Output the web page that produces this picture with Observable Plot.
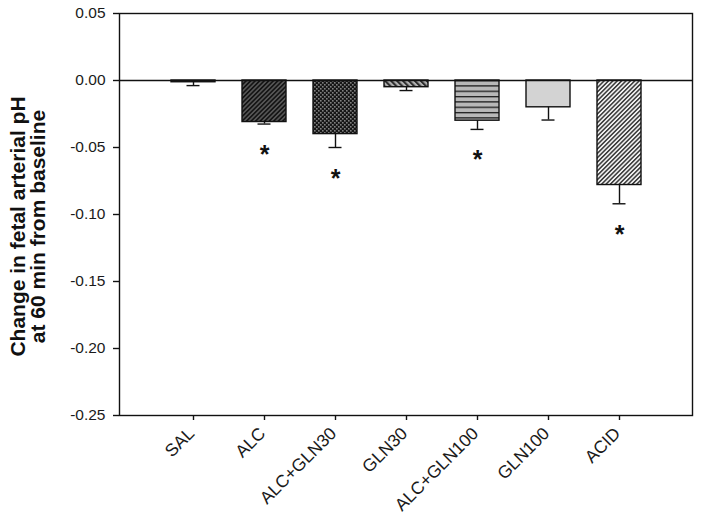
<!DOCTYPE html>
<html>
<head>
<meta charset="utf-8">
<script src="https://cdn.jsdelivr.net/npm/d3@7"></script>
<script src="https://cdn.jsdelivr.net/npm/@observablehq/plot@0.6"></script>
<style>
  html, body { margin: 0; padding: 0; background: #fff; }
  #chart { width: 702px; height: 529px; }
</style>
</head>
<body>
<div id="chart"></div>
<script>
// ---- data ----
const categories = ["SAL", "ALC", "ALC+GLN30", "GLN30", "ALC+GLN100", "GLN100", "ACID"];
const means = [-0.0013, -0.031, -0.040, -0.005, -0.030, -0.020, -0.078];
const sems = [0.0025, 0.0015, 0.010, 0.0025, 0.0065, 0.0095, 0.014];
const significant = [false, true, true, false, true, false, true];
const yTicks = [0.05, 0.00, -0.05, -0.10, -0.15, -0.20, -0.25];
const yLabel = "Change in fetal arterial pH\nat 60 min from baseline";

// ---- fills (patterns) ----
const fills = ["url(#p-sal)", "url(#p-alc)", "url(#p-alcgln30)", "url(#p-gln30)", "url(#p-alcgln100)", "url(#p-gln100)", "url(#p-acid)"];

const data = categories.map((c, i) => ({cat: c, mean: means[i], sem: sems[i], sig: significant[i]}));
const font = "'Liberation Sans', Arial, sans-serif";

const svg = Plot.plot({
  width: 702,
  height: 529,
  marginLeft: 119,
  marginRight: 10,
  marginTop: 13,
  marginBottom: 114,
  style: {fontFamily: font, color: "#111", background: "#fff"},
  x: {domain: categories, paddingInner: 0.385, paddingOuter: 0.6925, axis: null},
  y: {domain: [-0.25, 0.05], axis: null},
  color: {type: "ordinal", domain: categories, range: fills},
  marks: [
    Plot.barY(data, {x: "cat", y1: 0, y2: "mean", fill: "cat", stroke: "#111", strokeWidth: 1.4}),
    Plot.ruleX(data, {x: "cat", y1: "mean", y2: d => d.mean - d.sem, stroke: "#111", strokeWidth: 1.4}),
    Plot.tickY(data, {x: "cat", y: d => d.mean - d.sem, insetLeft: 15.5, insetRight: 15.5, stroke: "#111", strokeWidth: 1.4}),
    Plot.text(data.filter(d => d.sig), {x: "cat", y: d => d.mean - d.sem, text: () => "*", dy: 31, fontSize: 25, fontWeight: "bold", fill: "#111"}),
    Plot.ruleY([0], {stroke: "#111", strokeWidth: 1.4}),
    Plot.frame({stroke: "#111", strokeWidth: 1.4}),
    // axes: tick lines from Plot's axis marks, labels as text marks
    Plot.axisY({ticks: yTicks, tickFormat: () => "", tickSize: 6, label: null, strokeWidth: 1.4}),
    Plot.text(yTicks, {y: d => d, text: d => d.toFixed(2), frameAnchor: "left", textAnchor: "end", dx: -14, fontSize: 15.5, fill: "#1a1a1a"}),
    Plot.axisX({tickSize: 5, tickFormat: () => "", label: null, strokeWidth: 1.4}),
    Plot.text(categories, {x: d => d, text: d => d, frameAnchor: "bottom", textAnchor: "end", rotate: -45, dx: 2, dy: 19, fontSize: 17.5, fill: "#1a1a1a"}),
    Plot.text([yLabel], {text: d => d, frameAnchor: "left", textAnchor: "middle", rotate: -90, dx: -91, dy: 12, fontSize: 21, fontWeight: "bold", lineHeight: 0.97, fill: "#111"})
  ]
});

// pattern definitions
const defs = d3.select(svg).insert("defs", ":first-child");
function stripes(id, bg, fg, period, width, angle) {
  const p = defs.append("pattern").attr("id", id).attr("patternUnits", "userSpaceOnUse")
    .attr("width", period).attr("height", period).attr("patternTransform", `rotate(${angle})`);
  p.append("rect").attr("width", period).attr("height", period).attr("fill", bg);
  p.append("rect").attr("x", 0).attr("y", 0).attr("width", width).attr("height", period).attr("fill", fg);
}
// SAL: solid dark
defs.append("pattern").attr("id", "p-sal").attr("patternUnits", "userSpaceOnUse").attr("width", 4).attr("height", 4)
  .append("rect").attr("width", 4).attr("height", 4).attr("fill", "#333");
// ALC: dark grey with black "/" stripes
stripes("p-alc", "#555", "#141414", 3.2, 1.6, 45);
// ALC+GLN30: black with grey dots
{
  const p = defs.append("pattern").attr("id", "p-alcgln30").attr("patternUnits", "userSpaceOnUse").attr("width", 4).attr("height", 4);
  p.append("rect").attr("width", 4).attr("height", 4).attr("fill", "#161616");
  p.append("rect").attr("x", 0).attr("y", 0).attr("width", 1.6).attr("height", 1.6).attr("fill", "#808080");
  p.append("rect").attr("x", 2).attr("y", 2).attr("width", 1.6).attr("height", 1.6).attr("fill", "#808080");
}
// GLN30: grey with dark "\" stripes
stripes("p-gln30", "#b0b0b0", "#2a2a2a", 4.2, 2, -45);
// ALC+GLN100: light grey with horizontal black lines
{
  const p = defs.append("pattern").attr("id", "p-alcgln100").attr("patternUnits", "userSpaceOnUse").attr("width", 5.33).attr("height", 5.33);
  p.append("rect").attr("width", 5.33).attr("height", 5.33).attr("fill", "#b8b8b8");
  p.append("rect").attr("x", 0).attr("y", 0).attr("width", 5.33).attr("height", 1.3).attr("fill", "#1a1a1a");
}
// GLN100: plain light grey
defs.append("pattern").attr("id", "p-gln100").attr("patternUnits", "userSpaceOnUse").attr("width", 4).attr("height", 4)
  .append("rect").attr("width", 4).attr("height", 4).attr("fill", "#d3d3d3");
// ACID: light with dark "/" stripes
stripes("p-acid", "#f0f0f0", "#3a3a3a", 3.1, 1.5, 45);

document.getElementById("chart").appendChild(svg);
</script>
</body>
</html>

WORK INSTRUCTIONS: Every line above should be returned word for word, with the pictures left behind.

SOLUTION TO THIS EXERCISE:
Output the web page that produces this picture with Observable Plot.
<!DOCTYPE html>
<html>
<head>
<meta charset="utf-8">
<script src="https://cdn.jsdelivr.net/npm/d3@7"></script>
<script src="https://cdn.jsdelivr.net/npm/@observablehq/plot@0.6"></script>
<style>
  html, body { margin: 0; padding: 0; background: #fff; }
  #chart { width: 702px; height: 529px; }
</style>
</head>
<body>
<div id="chart"></div>
<script>
// ---- data ----
const categories = ["SAL", "ALC", "ALC+GLN30", "GLN30", "ALC+GLN100", "GLN100", "ACID"];
const means = [-0.0013, -0.031, -0.040, -0.005, -0.030, -0.020, -0.078];
const sems = [0.0025, 0.0015, 0.010, 0.0025, 0.0065, 0.0095, 0.014];
const significant = [false, true, true, false, true, false, true];
const yTicks = [0.05, 0.00, -0.05, -0.10, -0.15, -0.20, -0.25];
const yLabel = "Change in fetal arterial pH\nat 60 min from baseline";

// ---- fills (patterns) ----
const fills = ["url(#p-sal)", "url(#p-alc)", "url(#p-alcgln30)", "url(#p-gln30)", "url(#p-alcgln100)", "url(#p-gln100)", "url(#p-acid)"];

const data = categories.map((c, i) => ({cat: c, mean: means[i], sem: sems[i], sig: significant[i]}));
const font = "'Liberation Sans', Arial, sans-serif";

const svg = Plot.plot({
  width: 702,
  height: 529,
  marginLeft: 119,
  marginRight: 10,
  marginTop: 13,
  marginBottom: 114,
  style: {fontFamily: font, color: "#111", background: "#fff"},
  x: {domain: categories, paddingInner: 0.385, paddingOuter: 0.6925, axis: null},
  y: {domain: [-0.25, 0.05], axis: null},
  color: {type: "ordinal", domain: categories, range: fills},
  marks: [
    Plot.barY(data, {x: "cat", y1: 0, y2: "mean", fill: "cat", stroke: "#111", strokeWidth: 1.4}),
    Plot.ruleX(data, {x: "cat", y1: "mean", y2: d => d.mean - d.sem, stroke: "#111", strokeWidth: 1.4}),
    Plot.tickY(data, {x: "cat", y: d => d.mean - d.sem, insetLeft: 15.5, insetRight: 15.5, stroke: "#111", strokeWidth: 1.4}),
    Plot.text(data.filter(d => d.sig), {x: "cat", y: d => d.mean - d.sem, text: () => "*", dy: 31, fontSize: 25, fontWeight: "bold", fill: "#111"}),
    Plot.ruleY([0], {stroke: "#111", strokeWidth: 1.4}),
    Plot.frame({stroke: "#111", strokeWidth: 1.4}),
    // axes: tick lines from Plot's axis marks, labels as text marks
    Plot.axisY({ticks: yTicks, tickFormat: () => "", tickSize: 6, label: null, strokeWidth: 1.4}),
    Plot.text(yTicks, {y: d => d, text: d => d.toFixed(2), frameAnchor: "left", textAnchor: "end", dx: -14, fontSize: 15.5, fill: "#1a1a1a"}),
    Plot.axisX({tickSize: 5, tickFormat: () => "", label: null, strokeWidth: 1.4}),
    Plot.text(categories, {x: d => d, text: d => d, frameAnchor: "bottom", textAnchor: "end", rotate: -45, dx: 2, dy: 19, fontSize: 17.5, fill: "#1a1a1a"}),
    Plot.text([yLabel], {text: d => d, frameAnchor: "left", textAnchor: "middle", rotate: -90, dx: -91, dy: 12, fontSize: 21, fontWeight: "bold", lineHeight: 0.97, fill: "#111"})
  ]
});

// pattern definitions
const defs = d3.select(svg).insert("defs", ":first-child");
function stripes(id, bg, fg, period, width, angle) {
  const p = defs.append("pattern").attr("id", id).attr("patternUnits", "userSpaceOnUse")
    .attr("width", period).attr("height", period).attr("patternTransform", `rotate(${angle})`);
  p.append("rect").attr("width", period).attr("height", period).attr("fill", bg);
  p.append("rect").attr("x", 0).attr("y", 0).attr("width", width).attr("height", period).attr("fill", fg);
}
// SAL: solid dark
defs.append("pattern").attr("id", "p-sal").attr("patternUnits", "userSpaceOnUse").attr("width", 4).attr("height", 4)
  .append("rect").attr("width", 4).attr("height", 4).attr("fill", "#333");
// ALC: dark grey with black "/" stripes
stripes("p-alc", "#555", "#141414", 3.2, 1.6, 45);
// ALC+GLN30: black with grey dots
{
  const p = defs.append("pattern").attr("id", "p-alcgln30").attr("patternUnits", "userSpaceOnUse").attr("width", 4).attr("height", 4);
  p.append("rect").attr("width", 4).attr("height", 4).attr("fill", "#161616");
  p.append("rect").attr("x", 0).attr("y", 0).attr("width", 1.6).attr("height", 1.6).attr("fill", "#808080");
  p.append("rect").attr("x", 2).attr("y", 2).attr("width", 1.6).attr("height", 1.6).attr("fill", "#808080");
}
// GLN30: grey with dark "\" stripes
stripes("p-gln30", "#b0b0b0", "#2a2a2a", 4.2, 2, -45);
// ALC+GLN100: light grey with horizontal black lines
{
  const p = defs.append("pattern").attr("id", "p-alcgln100").attr("patternUnits", "userSpaceOnUse").attr("width", 5.33).attr("height", 5.33);
  p.append("rect").attr("width", 5.33).attr("height", 5.33).attr("fill", "#b8b8b8");
  p.append("rect").attr("x", 0).attr("y", 0).attr("width", 5.33).attr("height", 1.3).attr("fill", "#1a1a1a");
}
// GLN100: plain light grey
defs.append("pattern").attr("id", "p-gln100").attr("patternUnits", "userSpaceOnUse").attr("width", 4).attr("height", 4)
  .append("rect").attr("width", 4).attr("height", 4).attr("fill", "#d3d3d3");
// ACID: light with dark "/" stripes
stripes("p-acid", "#f0f0f0", "#3a3a3a", 3.1, 1.5, 45);

document.getElementById("chart").appendChild(svg);
</script>
</body>
</html>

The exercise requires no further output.